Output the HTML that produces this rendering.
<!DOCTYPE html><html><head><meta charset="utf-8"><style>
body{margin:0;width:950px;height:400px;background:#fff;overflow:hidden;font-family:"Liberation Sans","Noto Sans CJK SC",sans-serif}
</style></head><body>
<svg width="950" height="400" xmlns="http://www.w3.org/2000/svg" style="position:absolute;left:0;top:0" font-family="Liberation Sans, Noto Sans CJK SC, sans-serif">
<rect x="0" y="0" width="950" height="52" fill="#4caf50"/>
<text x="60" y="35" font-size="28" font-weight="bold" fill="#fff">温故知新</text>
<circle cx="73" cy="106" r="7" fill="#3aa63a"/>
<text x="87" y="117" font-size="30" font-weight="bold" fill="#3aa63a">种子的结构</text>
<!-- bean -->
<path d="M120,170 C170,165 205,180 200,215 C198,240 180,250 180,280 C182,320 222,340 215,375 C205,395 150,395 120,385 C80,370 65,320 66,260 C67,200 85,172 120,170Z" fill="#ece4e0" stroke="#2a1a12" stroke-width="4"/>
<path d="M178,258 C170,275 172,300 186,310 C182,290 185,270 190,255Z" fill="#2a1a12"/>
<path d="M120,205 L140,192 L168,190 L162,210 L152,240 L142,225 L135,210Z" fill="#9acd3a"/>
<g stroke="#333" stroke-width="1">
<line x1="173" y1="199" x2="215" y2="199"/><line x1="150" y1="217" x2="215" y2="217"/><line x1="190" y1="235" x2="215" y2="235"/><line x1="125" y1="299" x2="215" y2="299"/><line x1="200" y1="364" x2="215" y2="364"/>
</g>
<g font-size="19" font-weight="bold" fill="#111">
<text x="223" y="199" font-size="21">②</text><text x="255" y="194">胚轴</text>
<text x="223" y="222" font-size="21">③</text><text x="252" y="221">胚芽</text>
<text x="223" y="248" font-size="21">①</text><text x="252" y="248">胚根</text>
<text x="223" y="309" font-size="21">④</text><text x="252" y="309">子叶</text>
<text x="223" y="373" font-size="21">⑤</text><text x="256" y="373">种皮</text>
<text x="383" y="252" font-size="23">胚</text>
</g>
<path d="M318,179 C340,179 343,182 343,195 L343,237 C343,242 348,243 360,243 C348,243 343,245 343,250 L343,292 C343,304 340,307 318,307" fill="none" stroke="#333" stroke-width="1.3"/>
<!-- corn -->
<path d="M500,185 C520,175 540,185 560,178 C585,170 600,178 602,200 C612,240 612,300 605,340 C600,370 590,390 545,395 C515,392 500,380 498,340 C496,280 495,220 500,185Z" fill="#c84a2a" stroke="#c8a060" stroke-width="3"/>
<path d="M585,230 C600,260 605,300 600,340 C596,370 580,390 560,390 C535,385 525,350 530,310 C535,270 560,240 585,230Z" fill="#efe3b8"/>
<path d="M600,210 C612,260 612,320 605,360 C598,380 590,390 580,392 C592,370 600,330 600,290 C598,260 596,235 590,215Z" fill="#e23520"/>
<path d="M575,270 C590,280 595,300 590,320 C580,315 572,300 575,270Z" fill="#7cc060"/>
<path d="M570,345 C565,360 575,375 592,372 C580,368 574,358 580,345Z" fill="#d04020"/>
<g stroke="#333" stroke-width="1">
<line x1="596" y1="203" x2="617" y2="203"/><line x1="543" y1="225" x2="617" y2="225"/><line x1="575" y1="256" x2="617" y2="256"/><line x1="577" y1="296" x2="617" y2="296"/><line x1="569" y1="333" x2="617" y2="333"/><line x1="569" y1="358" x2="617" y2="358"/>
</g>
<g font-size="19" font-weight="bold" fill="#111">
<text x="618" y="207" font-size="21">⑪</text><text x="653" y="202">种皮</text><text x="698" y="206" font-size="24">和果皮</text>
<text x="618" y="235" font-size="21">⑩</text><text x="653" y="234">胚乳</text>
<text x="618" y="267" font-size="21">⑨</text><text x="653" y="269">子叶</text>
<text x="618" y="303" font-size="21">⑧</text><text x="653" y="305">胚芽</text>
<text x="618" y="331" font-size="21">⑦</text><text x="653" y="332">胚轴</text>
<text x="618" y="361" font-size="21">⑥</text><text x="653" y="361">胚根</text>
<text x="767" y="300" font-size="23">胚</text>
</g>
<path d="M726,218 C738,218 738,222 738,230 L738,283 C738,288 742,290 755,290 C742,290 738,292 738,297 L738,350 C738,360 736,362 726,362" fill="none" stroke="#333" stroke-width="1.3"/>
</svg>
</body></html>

§ **GIVEN PROBLEM**
Return all the data above once more, precisely as given.

§ **WORKED SOLUTION**
Output the HTML that produces this rendering.
<!DOCTYPE html><html><head><meta charset="utf-8"><style>
body{margin:0;width:950px;height:400px;background:#fff;overflow:hidden;font-family:"Liberation Sans","Noto Sans CJK SC",sans-serif}
</style></head><body>
<svg width="950" height="400" xmlns="http://www.w3.org/2000/svg" style="position:absolute;left:0;top:0" font-family="Liberation Sans, Noto Sans CJK SC, sans-serif">
<rect x="0" y="0" width="950" height="52" fill="#4caf50"/>
<text x="60" y="35" font-size="28" font-weight="bold" fill="#fff">温故知新</text>
<circle cx="73" cy="106" r="7" fill="#3aa63a"/>
<text x="87" y="117" font-size="30" font-weight="bold" fill="#3aa63a">种子的结构</text>
<!-- bean -->
<path d="M120,170 C170,165 205,180 200,215 C198,240 180,250 180,280 C182,320 222,340 215,375 C205,395 150,395 120,385 C80,370 65,320 66,260 C67,200 85,172 120,170Z" fill="#ece4e0" stroke="#2a1a12" stroke-width="4"/>
<path d="M178,258 C170,275 172,300 186,310 C182,290 185,270 190,255Z" fill="#2a1a12"/>
<path d="M120,205 L140,192 L168,190 L162,210 L152,240 L142,225 L135,210Z" fill="#9acd3a"/>
<g stroke="#333" stroke-width="1">
<line x1="173" y1="199" x2="215" y2="199"/><line x1="150" y1="217" x2="215" y2="217"/><line x1="190" y1="235" x2="215" y2="235"/><line x1="125" y1="299" x2="215" y2="299"/><line x1="200" y1="364" x2="215" y2="364"/>
</g>
<g font-size="19" font-weight="bold" fill="#111">
<text x="223" y="199" font-size="21">②</text><text x="255" y="194">胚轴</text>
<text x="223" y="222" font-size="21">③</text><text x="252" y="221">胚芽</text>
<text x="223" y="248" font-size="21">①</text><text x="252" y="248">胚根</text>
<text x="223" y="309" font-size="21">④</text><text x="252" y="309">子叶</text>
<text x="223" y="373" font-size="21">⑤</text><text x="256" y="373">种皮</text>
<text x="383" y="252" font-size="23">胚</text>
</g>
<path d="M318,179 C340,179 343,182 343,195 L343,237 C343,242 348,243 360,243 C348,243 343,245 343,250 L343,292 C343,304 340,307 318,307" fill="none" stroke="#333" stroke-width="1.3"/>
<!-- corn -->
<path d="M500,185 C520,175 540,185 560,178 C585,170 600,178 602,200 C612,240 612,300 605,340 C600,370 590,390 545,395 C515,392 500,380 498,340 C496,280 495,220 500,185Z" fill="#c84a2a" stroke="#c8a060" stroke-width="3"/>
<path d="M585,230 C600,260 605,300 600,340 C596,370 580,390 560,390 C535,385 525,350 530,310 C535,270 560,240 585,230Z" fill="#efe3b8"/>
<path d="M600,210 C612,260 612,320 605,360 C598,380 590,390 580,392 C592,370 600,330 600,290 C598,260 596,235 590,215Z" fill="#e23520"/>
<path d="M575,270 C590,280 595,300 590,320 C580,315 572,300 575,270Z" fill="#7cc060"/>
<path d="M570,345 C565,360 575,375 592,372 C580,368 574,358 580,345Z" fill="#d04020"/>
<g stroke="#333" stroke-width="1">
<line x1="596" y1="203" x2="617" y2="203"/><line x1="543" y1="225" x2="617" y2="225"/><line x1="575" y1="256" x2="617" y2="256"/><line x1="577" y1="296" x2="617" y2="296"/><line x1="569" y1="333" x2="617" y2="333"/><line x1="569" y1="358" x2="617" y2="358"/>
</g>
<g font-size="19" font-weight="bold" fill="#111">
<text x="618" y="207" font-size="21">⑪</text><text x="653" y="202">种皮</text><text x="698" y="206" font-size="24">和果皮</text>
<text x="618" y="235" font-size="21">⑩</text><text x="653" y="234">胚乳</text>
<text x="618" y="267" font-size="21">⑨</text><text x="653" y="269">子叶</text>
<text x="618" y="303" font-size="21">⑧</text><text x="653" y="305">胚芽</text>
<text x="618" y="331" font-size="21">⑦</text><text x="653" y="332">胚轴</text>
<text x="618" y="361" font-size="21">⑥</text><text x="653" y="361">胚根</text>
<text x="767" y="300" font-size="23">胚</text>
</g>
<path d="M726,218 C738,218 738,222 738,230 L738,283 C738,288 742,290 755,290 C742,290 738,292 738,297 L738,350 C738,360 736,362 726,362" fill="none" stroke="#333" stroke-width="1.3"/>
</svg>
</body></html>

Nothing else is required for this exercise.